In der Praxis ist es aber gar nicht so einfach, zu erkennen, dass man gerade wegen dieser (absolut menschlichen) Eigenschaften in eine gefährliche Situation geraten könnte und dann hilft nur mehr Glück, das aber meistens eh erstaunlich zuverlässig funktioniert.

 

Gefeit vor diesen gefährlichen Grundhaltungen ist niemand und wohl jeder hat beim Autofahren schon Schrecksituationen erlebt, die bei genauerer Betrachtung darauf zurückzuführen sind. Je mehr ich mich aber damit befasse und je ehrlicher ich zu mir selbst bin, umso öfter und zuverlässiger erkenne ich auch, wenn ich in solche Situationen gerate.

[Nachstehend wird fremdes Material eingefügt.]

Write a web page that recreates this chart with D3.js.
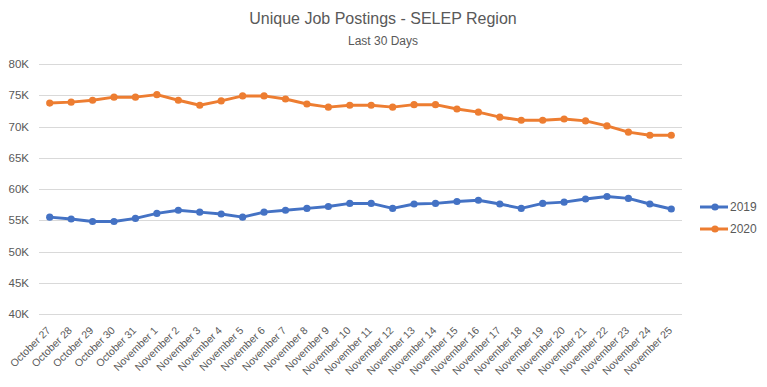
<!DOCTYPE html>
<html>
<head>
<meta charset="utf-8">
<script src="https://cdn.jsdelivr.net/npm/d3@7"></script>
<style>
  body { margin: 0; background: #fff; }
  text { font-family: "Liberation Sans", Arial, sans-serif; fill: #595959; }
</style>
</head>
<body>
<div id="chart"></div>
<script>
// days shown on the x axis
var days = ["October 27", "October 28", "October 29", "October 30", "October 31",
  "November 1", "November 2", "November 3", "November 4", "November 5", "November 6",
  "November 7", "November 8", "November 9", "November 10", "November 11", "November 12",
  "November 13", "November 14", "November 15", "November 16", "November 17", "November 18",
  "November 19", "November 20", "November 21", "November 22", "November 23", "November 24",
  "November 25"];

// unique job postings
var postings2019 = [55500, 55200, 54800, 54800, 55300, 56100, 56600, 56300, 56000, 55500,
  56300, 56600, 56900, 57200, 57700, 57700, 56900, 57600, 57700, 58000,
  58200, 57600, 56900, 57700, 57900, 58400, 58800, 58500, 57600, 56800];
var postings2020 = [73750, 73900, 74200, 74700, 74700, 75100, 74200, 73400, 74100, 74900,
  74900, 74400, 73600, 73100, 73400, 73400, 73100, 73500, 73500, 72800,
  72300, 71500, 71000, 71000, 71200, 70900, 70100, 69100, 68600, 68600];

var yTicks = [40000, 45000, 50000, 55000, 60000, 65000, 70000, 75000, 80000];

var seriesNames = ["2019", "2020"];
var seriesColors = ["#4472C4", "#ED7D31"];

var width = 767, height = 387;
var margin = { top: 64, right: 85, bottom: 73, left: 39 };
var plotW = width - margin.left - margin.right;
var plotH = height - margin.top - margin.bottom;

var svg = d3.select("#chart").append("svg")
  .attr("width", width)
  .attr("height", height);

var x = d3.scalePoint()
  .domain(days)
  .range([0, plotW])
  .padding(0.5);

var y = d3.scaleLinear()
  .domain([40000, 80000])
  .range([plotH, 0]);

var g = svg.append("g")
  .attr("transform", "translate(" + margin.left + "," + margin.top + ")");

// gridlines
g.selectAll(".grid")
  .data(yTicks)
  .enter().append("line")
  .attr("x1", 0)
  .attr("x2", plotW)
  .attr("y1", function(d) { return Math.round(y(d)) + 0.5; })
  .attr("y2", function(d) { return Math.round(y(d)) + 0.5; })
  .attr("stroke", "#D9D9D9")
  .attr("stroke-width", 1);

// y axis labels
var yAxis = g.append("g")
  .call(d3.axisLeft(y).tickValues(yTicks).tickSize(0).tickPadding(10)
    .tickFormat(function(d) { return (d / 1000) + "K"; }));
yAxis.select(".domain").remove();
yAxis.selectAll("text")
  .style("font-size", "11.5px")
  .attr("fill", "#595959");

// x axis labels, slanted
var xAxis = g.append("g")
  .attr("transform", "translate(0," + plotH + ")")
  .call(d3.axisBottom(x).tickSize(0));
xAxis.select(".domain").remove();
xAxis.selectAll("text")
  .style("font-size", "10.5px")
  .attr("fill", "#595959")
  .attr("text-anchor", "end")
  .attr("dy", 0)
  .attr("y", 0)
  .attr("transform", "translate(1,17) rotate(-45)");

var series = [postings2019, postings2020];

var line = d3.line()
  .x(function(d, i) { return x(days[i]); })
  .y(function(d) { return y(d); });

series.forEach(function(vals, s) {
  g.append("path")
    .datum(vals)
    .attr("fill", "none")
    .attr("stroke", seriesColors[s])
    .attr("stroke-width", 3)
    .attr("stroke-linejoin", "round")
    .attr("d", line);

  g.selectAll(".dot" + s)
    .data(vals)
    .enter().append("circle")
    .attr("cx", function(d, i) { return x(days[i]); })
    .attr("cy", function(d) { return y(d); })
    .attr("r", 3.6)
    .attr("fill", seriesColors[s]);
});

// legend
var legend = svg.append("g")
  .attr("transform", "translate(700,207)");

seriesNames.forEach(function(name, i) {
  var row = legend.append("g").attr("transform", "translate(0," + (i * 22) + ")");
  row.append("line")
    .attr("x1", 0).attr("x2", 28)
    .attr("stroke", seriesColors[i])
    .attr("stroke-width", 3);
  row.append("circle")
    .attr("cx", 15).attr("r", 3.6)
    .attr("fill", seriesColors[i]);
  row.append("text")
    .attr("x", 30)
    .attr("dy", "0.35em")
    .style("font-size", "12px")
    .text(name);
});

// titles
svg.append("text")
  .attr("x", 383)
  .attr("y", 24)
  .attr("text-anchor", "middle")
  .style("font-size", "16px")
  .text("Unique Job Postings - SELEP Region");

svg.append("text")
  .attr("x", 383)
  .attr("y", 45)
  .attr("text-anchor", "middle")
  .style("font-size", "12px")
  .text("Last 30 Days");
</script>
</body>
</html>
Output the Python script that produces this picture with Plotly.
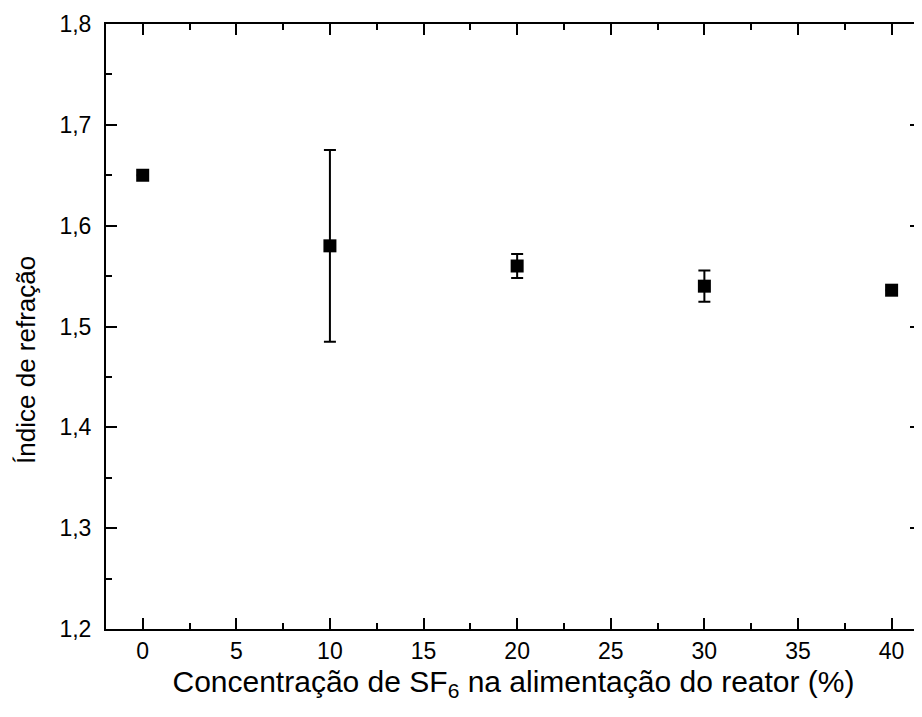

Können, Grenzen und Risiko

Ein Kunstflug wird für die Besucher eines Flugtages wahrscheinlich spektakulär, schwierig, gefährlich und riskant aussehen. Der Zuschauer sieht aber nicht, dass sich der Pilot mit vielen Trainingsflügen, über einige Jahre und durch die intensive Beschäftigung mit der Materie darauf vorbereitet hat.

 

Die gezeigten Kunstflugmanöver sind zweifellos schwierig, aber ein verantwortungsbewusster Pilot wird gerade bei solchen Showflügen eben nicht bis an seine persönlichen Grenzen gehen. Riskant wird es erst dann, wenn man an seine Grenzen oder darüber hinaus kommt. Entscheidend dabei ist, dass jeder abhängig von seinem jeweiligen Können auch seine eigenen persönlichen Grenzen hat. Was also für den einen riskant ist, weil es weit über seinen eigenen Grenzen ist, ist für einen anderen vielleicht noch völlig ungefährlich, weil er noch weit von seinen Grenzen entfernt ist.

 

Fragt sich also nur, wie man sein Können steigern kann, ohne dabei seine Grenzen zu überschreiten. Ich habe zumindest in der Kunstfliegerei das Glück gehabt, dass ich einerseits immer wirklich gute Lehrer gehabt habe und andererseits auch ein doppelsitziges Hochleistungsflugzeug, das dafür bestens geeignet ist. Wirklich dumm ist nur derjenige, der glaubt, dass er von anderen nichts mehr lernen könnte - aber damit sind wir wieder bei den gefährlichen Grundhaltungen.